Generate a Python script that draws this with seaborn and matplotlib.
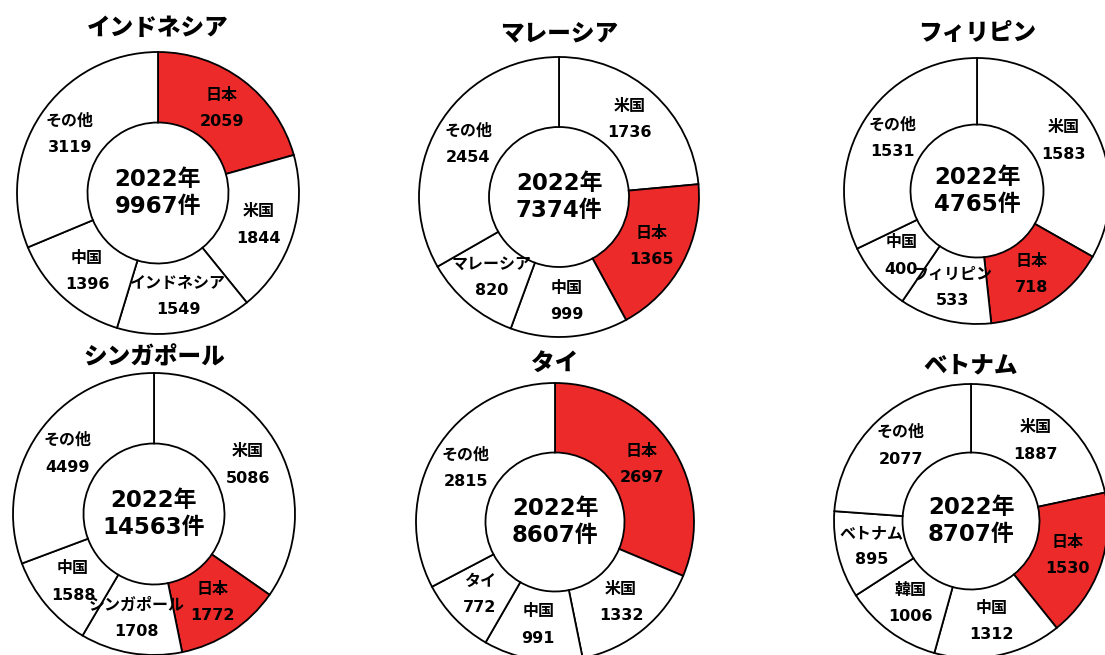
import matplotlib
matplotlib.use("Agg")
import matplotlib.pyplot as plt
import numpy as np
import seaborn as sns

sns.set_theme(style="white")
plt.rcParams["font.family"] = ["DejaVu Sans", "Noto Sans CJK JP"]

# 2022 filings by applicant origin, listed clockwise from 12 o'clock
indonesia_labels = ["日本", "米国", "インドネシア", "中国", "その他"]
indonesia_values = [2059, 1844, 1549, 1396, 3119]

malaysia_labels = ["米国", "日本", "中国", "マレーシア", "その他"]
malaysia_values = [1736, 1365, 999, 820, 2454]

philippines_labels = ["米国", "日本", "フィリピン", "中国", "その他"]
philippines_values = [1583, 718, 533, 400, 1531]

singapore_labels = ["米国", "日本", "シンガポール", "中国", "その他"]
singapore_values = [5086, 1772, 1708, 1588, 4499]

thailand_labels = ["日本", "米国", "中国", "タイ", "その他"]
thailand_values = [2697, 1332, 991, 772, 2815]

vietnam_labels = ["米国", "日本", "中国", "韓国", "ベトナム", "その他"]
vietnam_values = [1887, 1530, 1312, 1006, 895, 2077]

titles = ["インドネシア", "マレーシア", "フィリピン", "シンガポール", "タイ", "ベトナム"]
totals = ["9967", "7374", "4765", "14563", "8607", "8707"]
year = "2022"

series = [
    (indonesia_labels, indonesia_values),
    (malaysia_labels, malaysia_values),
    (philippines_labels, philippines_values),
    (singapore_labels, singapore_values),
    (thailand_labels, thailand_values),
    (vietnam_labels, vietnam_values),
]

# layout in figure pixels (x, y from top, radius, title y from top)
W, H = 1105, 655
layout = [
    (158, 193, 141, 28),
    (559, 197, 140, 33),
    (977, 191, 133, 33),
    (154, 514, 141, 357),
    (555, 522, 139, 363),
    (971, 521, 137, 365),
]

HIGHLIGHT = "#ed2a2a"

fig = plt.figure(figsize=(W / 100, H / 100), dpi=100)
ax = fig.add_axes([0, 0, 1, 1])

for (labels, values), (cx, cy, r, ty), title, total in zip(series, layout, titles, totals):
    y = H - cy
    colors = [HIGHLIGHT if lab == "日本" else "white" for lab in labels]
    wedges, _ = ax.pie(
        values,
        center=(cx, y),
        radius=r,
        startangle=90,
        counterclock=False,
        colors=colors,
        wedgeprops=dict(width=0.5 * r, edgecolor="black", linewidth=1.3),
    )
    for w, lab, val in zip(wedges, labels, values):
        mid = np.deg2rad((w.theta1 + w.theta2) / 2)
        lx = cx + 0.75 * r * np.cos(mid)
        ly = y + 0.75 * r * np.sin(mid)
        ax.text(lx, ly, f"{lab}\n{val}", ha="center", va="center",
                fontsize=11.5, fontweight="bold", linespacing=1.95, color="black")
    ax.text(cx, y, f"{year}年\n{total}件", ha="center", va="center",
            fontsize=16.5, fontweight="bold", linespacing=1.2, color="black")
    ax.text(cx, H - ty, title, ha="center", va="center",
            fontsize=17, fontweight="heavy", color="black")

ax.set_xlim(0, W)
ax.set_ylim(0, H)
ax.set_aspect("equal")
ax.axis("off")

fig.savefig("out.png", dpi=100, facecolor="white")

**PROBLEM TO SOLVE:** Replicate the material above verbatim; images stay out of the copy.

**TASK RESULT:**
Generate a Python script that draws this with seaborn and matplotlib.
import matplotlib
matplotlib.use("Agg")
import matplotlib.pyplot as plt
import numpy as np
import seaborn as sns

sns.set_theme(style="white")
plt.rcParams["font.family"] = ["DejaVu Sans", "Noto Sans CJK JP"]

# 2022 filings by applicant origin, listed clockwise from 12 o'clock
indonesia_labels = ["日本", "米国", "インドネシア", "中国", "その他"]
indonesia_values = [2059, 1844, 1549, 1396, 3119]

malaysia_labels = ["米国", "日本", "中国", "マレーシア", "その他"]
malaysia_values = [1736, 1365, 999, 820, 2454]

philippines_labels = ["米国", "日本", "フィリピン", "中国", "その他"]
philippines_values = [1583, 718, 533, 400, 1531]

singapore_labels = ["米国", "日本", "シンガポール", "中国", "その他"]
singapore_values = [5086, 1772, 1708, 1588, 4499]

thailand_labels = ["日本", "米国", "中国", "タイ", "その他"]
thailand_values = [2697, 1332, 991, 772, 2815]

vietnam_labels = ["米国", "日本", "中国", "韓国", "ベトナム", "その他"]
vietnam_values = [1887, 1530, 1312, 1006, 895, 2077]

titles = ["インドネシア", "マレーシア", "フィリピン", "シンガポール", "タイ", "ベトナム"]
totals = ["9967", "7374", "4765", "14563", "8607", "8707"]
year = "2022"

series = [
    (indonesia_labels, indonesia_values),
    (malaysia_labels, malaysia_values),
    (philippines_labels, philippines_values),
    (singapore_labels, singapore_values),
    (thailand_labels, thailand_values),
    (vietnam_labels, vietnam_values),
]

# layout in figure pixels (x, y from top, radius, title y from top)
W, H = 1105, 655
layout = [
    (158, 193, 141, 28),
    (559, 197, 140, 33),
    (977, 191, 133, 33),
    (154, 514, 141, 357),
    (555, 522, 139, 363),
    (971, 521, 137, 365),
]

HIGHLIGHT = "#ed2a2a"

fig = plt.figure(figsize=(W / 100, H / 100), dpi=100)
ax = fig.add_axes([0, 0, 1, 1])

for (labels, values), (cx, cy, r, ty), title, total in zip(series, layout, titles, totals):
    y = H - cy
    colors = [HIGHLIGHT if lab == "日本" else "white" for lab in labels]
    wedges, _ = ax.pie(
        values,
        center=(cx, y),
        radius=r,
        startangle=90,
        counterclock=False,
        colors=colors,
        wedgeprops=dict(width=0.5 * r, edgecolor="black", linewidth=1.3),
    )
    for w, lab, val in zip(wedges, labels, values):
        mid = np.deg2rad((w.theta1 + w.theta2) / 2)
        lx = cx + 0.75 * r * np.cos(mid)
        ly = y + 0.75 * r * np.sin(mid)
        ax.text(lx, ly, f"{lab}\n{val}", ha="center", va="center",
                fontsize=11.5, fontweight="bold", linespacing=1.95, color="black")
    ax.text(cx, y, f"{year}年\n{total}件", ha="center", va="center",
            fontsize=16.5, fontweight="bold", linespacing=1.2, color="black")
    ax.text(cx, H - ty, title, ha="center", va="center",
            fontsize=17, fontweight="heavy", color="black")

ax.set_xlim(0, W)
ax.set_ylim(0, H)
ax.set_aspect("equal")
ax.axis("off")

fig.savefig("out.png", dpi=100, facecolor="white")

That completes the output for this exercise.